What you might want to try instead is to set your embedding matrix as the weights of an embedding layer, and then feed it with word indexes instead.

That way you don’t create unnecessarily large inputs and the lookup should be a lot faster.

1 Like

Sound good.

Right now the model is loaded by

WordVectors wordVectors = WordVectorSerializer.loadStaticModel(new File(WORD_VECTORS_PATH));

And the Network Config looks like

        MultiLayerConfiguration conf = new NeuralNetConfiguration.Builder()
        .seed(seed)
        .updater(new Adam(5e-3))
        .l2(1e-5)
        .weightInit(WeightInit.XAVIER)
        .gradientNormalization(GradientNormalization.ClipElementWiseAbsoluteValue).gradientNormalizationThreshold(1.0)
        .list()
        .layer(new LSTM.Builder().nIn(vectorSize).nOut(256)
            .activation(Activation.TANH).build())
        .layer(new RnnOutputLayer.Builder().activation(Activation.SOFTMAX)
            .lossFunction(LossFunctions.LossFunction.MCXENT).nIn(256).nOut(2).build())
        .build();

So I guess I would be adding an embedding layer before the LSTM layer, but how would I go about setting the weights?

Using wordVectors.lookupTable().getWeights() you can get the actual weights, and wordVectors.vocab() and vocab.indexOf(word) will give you a way to get the word index.
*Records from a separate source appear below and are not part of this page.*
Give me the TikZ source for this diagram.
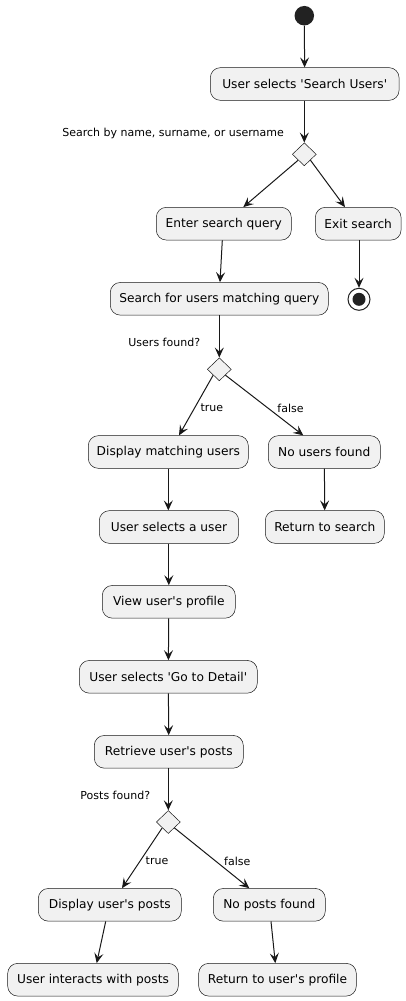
\documentclass[tikz,border=0pt]{standalone}
\usepackage{fontspec}
\setmainfont{DejaVu Sans}
\usetikzlibrary{arrows.meta,shapes.geometric,calc}
\definecolor{boxfill}{HTML}{F1F1F1}
\definecolor{lineclr}{HTML}{181818}
\definecolor{dotclr}{HTML}{222222}
\newcommand{\sq}{\textquotesingle}
\begin{document}
\begin{tikzpicture}[x=1pt,y=-1pt,
  act/.style={draw=lineclr,line width=0.5pt,fill=boxfill,rounded corners=10pt,
    minimum height=32.7pt,inner sep=0pt,font=\fontsize{12.2}{14}\selectfont},
  choice/.style={diamond,draw=lineclr,line width=0.5pt,fill=boxfill,
    minimum width=24pt,minimum height=23pt,inner sep=0pt},
  flow/.style={draw=lineclr,line width=1pt,-{Stealth[length=10pt,width=9pt,inset=4pt]}},
  lbl/.style={font=\fontsize{11}{13}\selectfont,inner sep=0pt,text=black}]
\useasboundingbox (0,0) rectangle (406,1001);

\node[circle,fill=dotclr,minimum size=19.5pt,inner sep=0pt] (start) at (304.3,15.7) {};
\node[act,minimum width=188.7pt] (sel) at (304.7,84) {User selects \sq Search Users\sq};
\node[choice] (d1) at (304.3,154.3) {};
\node[lbl,anchor=east] (q1) at (284,133.3) {Search by name, surname, or username};
\node[act,minimum width=135pt] (enter) at (223.8,223.7) {Enter search query};
\node[act,minimum width=85.7pt] (exit) at (358.2,223.7) {Exit search};
\node[circle,draw=dotclr,line width=1pt,fill=white,minimum size=22pt,inner sep=0pt] (stop) at (359,299.3) {};
\node[circle,fill=dotclr,minimum size=13pt,inner sep=0pt] (stopin) at (stop) {};
\node[act,minimum width=218pt] (search) at (219.3,298.8) {Search for users matching query};
\node[choice] (d2) at (219.3,369.3) {};
\node[lbl,anchor=east] (q2) at (200.3,342) {Users found?};
\node[act,minimum width=160pt] (disp) at (168.3,452) {Display matching users};
\node[act,minimum width=112pt] (nousr) at (324.3,452) {No users found};
\node[act,minimum width=139.4pt] (pick) at (169,527) {User selects a user};
\node[act,minimum width=119pt] (ret) at (324.8,527) {Return to search};
\node[act,minimum width=133pt] (view) at (168.8,601.8) {View user\sq s profile};
\node[act,minimum width=178pt] (detail) at (168.3,676.8) {User selects \sq Go to Detail\sq};
\node[act,minimum width=149pt] (posts) at (168.8,751.8) {Retrieve user\sq s posts};
\node[choice] (d3) at (168.3,822) {};
\node[lbl,anchor=east] (q3) at (150.3,795) {Posts found?};
\node[act,minimum width=143pt] (dposts) at (109.8,904.8) {Display user\sq s posts};
\node[act,minimum width=112pt] (noposts) at (269.3,904.8) {No posts found};
\node[act,minimum width=170.6pt] (interact) at (93,979.7) {User interacts with posts};
\node[act,minimum width=157.6pt] (back) at (277.5,979.7) {Return to user\sq s profile};

\node[lbl] (t1) at (211.8,408) {true};
\node[lbl] (f1) at (290.5,408) {false};
\node[lbl] (t2) at (157,861) {true};
\node[lbl] (f2) at (237.3,861) {false};

\draw[flow] (start) -- (sel);
\draw[flow] (sel.south -| d1) -- (d1.north);
\draw[flow] (d1.south west) -- ($(enter.north)+(19.5,0)$);
\draw[flow] (d1.south east) -- ($(exit.north)+(-13.2,0)$);
\draw[flow] ($(enter.south)+(-1.5,0)$) -- ($(search.north)+(0.7,0)$);
\draw[flow] (exit.south -| stop) -- (stop.north);
\draw[flow] (search.south -| d2) -- (d2.north);
\draw[flow] (d2.south west) -- ($(disp.north)+(10.7,0)$);
\draw[flow] (d2.south east) -- ($(nousr.north)+(-21,0)$);
\draw[flow] (disp) -- (disp |- pick.north);
\draw[flow] (nousr) -- (ret);
\draw[flow] (pick.south -| view) -- (view);
\draw[flow] (view) -- (detail);
\draw[flow] (detail) -- (posts);
\draw[flow] (posts.south -| d3) -- (d3.north);
\draw[flow] (d3.south west) -- ($(dposts.north)+(12.2,0)$);
\draw[flow] (d3.south east) -- ($(noposts.north)+(-20,0)$);
\draw[flow] ($(dposts.south)+(-4.1,0)$) -- ($(interact.north)+(3.7,0)$);
\draw[flow] ($(noposts.south)+(1.7,0)$) -- ($(back.north)+(-2.2,0)$);
\end{tikzpicture}
\end{document}
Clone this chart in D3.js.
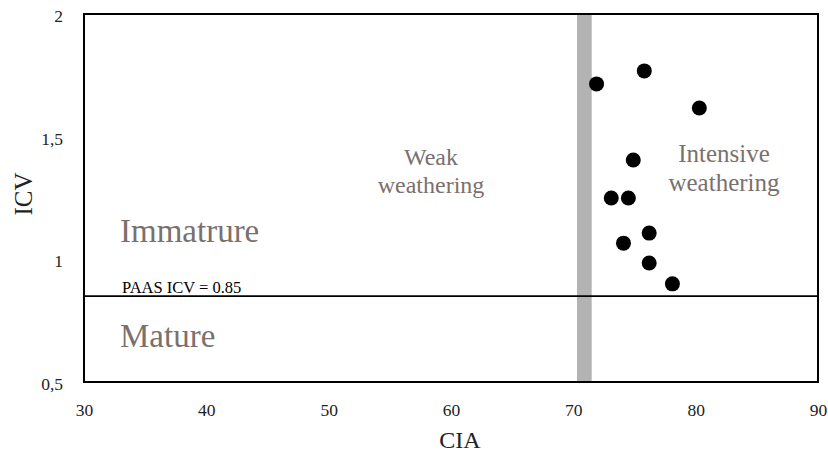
<!DOCTYPE html>
<html><head><meta charset="utf-8">
<script src="https://cdn.jsdelivr.net/npm/d3@7/dist/d3.min.js"></script>
<style>body{margin:0;background:#fff}svg text{font-family:"Liberation Serif","Times New Roman",serif}</style>
</head><body>
<svg id="c" width="828" height="454"></svg>
<script>
const cia = [71.9, 75.8, 80.3, 74.9, 73.1, 74.5, 76.2, 74.1, 76.2, 78.1];
const icv = [1.715, 1.768, 1.617, 1.405, 1.25, 1.25, 1.107, 1.066, 0.985, 0.90];
const xTicks = [30, 40, 50, 60, 70, 80, 90];
const yTicks = [0.5, 1, 1.5, 2];
const yTickLabels = ["0,5", "1", "1,5", "2"];
const paasICV = 0.85;
const boundaryCIA = [70.3, 71.5];

const svg = d3.select("#c");
const m = {l: 84, r: 818, t: 14, b: 382};
const x = d3.scaleLinear().domain([30, 90]).range([m.l, m.r]);
const y = d3.scaleLinear().domain([0.5, 2]).range([m.b, m.t]);

// gray boundary band
svg.append("rect").attr("x", x(boundaryCIA[0])).attr("y", m.t)
  .attr("width", x(boundaryCIA[1]) - x(boundaryCIA[0])).attr("height", m.b - m.t)
  .attr("fill", "#b3b3b3");

// PAAS line
svg.append("line").attr("x1", m.l).attr("x2", m.r).attr("y1", y(paasICV)).attr("y2", y(paasICV))
  .attr("stroke", "#000").attr("stroke-width", 1.6);

// frame
svg.append("rect").attr("x", m.l).attr("y", m.t).attr("width", m.r - m.l).attr("height", m.b - m.t)
  .attr("fill", "none").attr("stroke", "#000").attr("stroke-width", 2);

// axes (labels only)
const xa = svg.append("g").attr("transform", `translate(0,${m.b})`)
  .call(d3.axisBottom(x).tickValues(xTicks).tickSize(0).tickPadding(22).tickFormat(d3.format("d")));
xa.select(".domain").remove();
xa.selectAll("text").attr("font-size", 17.5).attr("fill", "#222").attr("font-family", "Liberation Serif");

const ya = svg.append("g").attr("transform", `translate(${m.l},0)`)
  .call(d3.axisLeft(y).tickValues(yTicks).tickSize(0).tickPadding(21).tickFormat((d, i) => yTickLabels[i]));
ya.select(".domain").remove();
ya.selectAll("text").attr("font-size", 17.5).attr("fill", "#222").attr("font-family", "Liberation Serif").attr("dy", "0.42em");

// axis titles
svg.append("text").attr("x", 460).attr("y", 448).attr("text-anchor", "middle")
  .attr("font-size", 24).attr("fill", "#222").text("CIA");
svg.append("text").attr("transform", `translate(32,194) rotate(-90)`)
  .attr("text-anchor", "middle").attr("font-size", 25).attr("fill", "#222").text("ICV");

// region labels
const tc = "#7a706c";
const t1 = svg.append("text").attr("text-anchor", "middle").attr("font-size", 24).attr("fill", tc);
t1.append("tspan").attr("x", 431).attr("y", 165).text("Weak");
t1.append("tspan").attr("x", 431).attr("y", 193).text("weathering");
const t2 = svg.append("text").attr("text-anchor", "middle").attr("font-size", 25).attr("fill", tc);
t2.append("tspan").attr("x", 724).attr("y", 162).text("Intensive");
t2.append("tspan").attr("x", 724).attr("y", 191).text("weathering");
svg.append("text").attr("x", 120).attr("y", 242).attr("font-size", 33).attr("fill", tc).text("Immatrure");
svg.append("text").attr("x", 120).attr("y", 347).attr("font-size", 33).attr("fill", tc).text("Mature");
svg.append("text").attr("x", 122).attr("y", 293).attr("font-size", 16.5).attr("fill", "#000")
  .text("PAAS ICV = 0.85");

// points
svg.append("g").selectAll("circle").data(cia.map((c, i) => [c, icv[i]])).join("circle")
  .attr("cx", d => x(d[0])).attr("cy", d => y(d[1])).attr("r", 7.5).attr("fill", "#000");
</script>
</body></html>
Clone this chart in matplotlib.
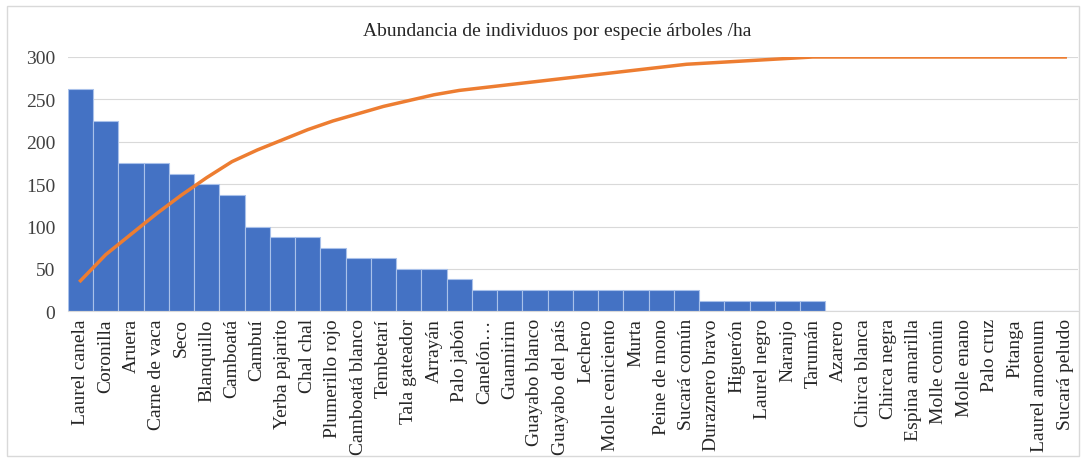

If you want to use static weights for your case, you should also set the learningrate for the Embedding layer to 0, and after initialization, you can set the weights for it with model.setParam("1_W", weights). The name of the correct parameter view might be slightly different, you can look it up in the keys of model.paramTable().

1 Like

I think you can improve the speed by using a custom implementation with ChronicleMap to load the vectors.

Let’s not introduce new moving parts until the actual bottleneck is identified.

Unless @torstenbm finds that getting values from a map is the actual bottleneck, adding a different map implementation isn’t going to help at all.

1 Like

Hey @treo so I tried the char-based approach with great success.

Because a tweet is max 280 characters I convert a tweet-string to a double[280] and then create batches of 10k tweets with the shape of double[10000][280] tweetBatch.

Then I run them through my network using

INDArray features = Nd4j.create(tweetBatch);
INDArray networkOutput = pi.output(features);

and have with this achieved throughputs of up to 230k tweets per second, which is a huge improvement!

Only thing I haven’t been able to do yet is retrieve the sentiment for each tweet from the networkOutput object, would you mind helping me construct a loop doing that? My network has an input-layer of 280 nodes and an output-layer of 2 nodes.

Great to hear!

You are likely looking for the argMax method. It gives you the index of the label with the highest probability.

Am I though? I am classifying 10’000 tweets at once with a 10000x280 INDArray, at output there is one node activating for positive tweets and one node for negative tweets, and I am looking to get the activation values associated with each of these nodes for each tweets in order to see whether the model predicts the tweet to be more positive or more negative.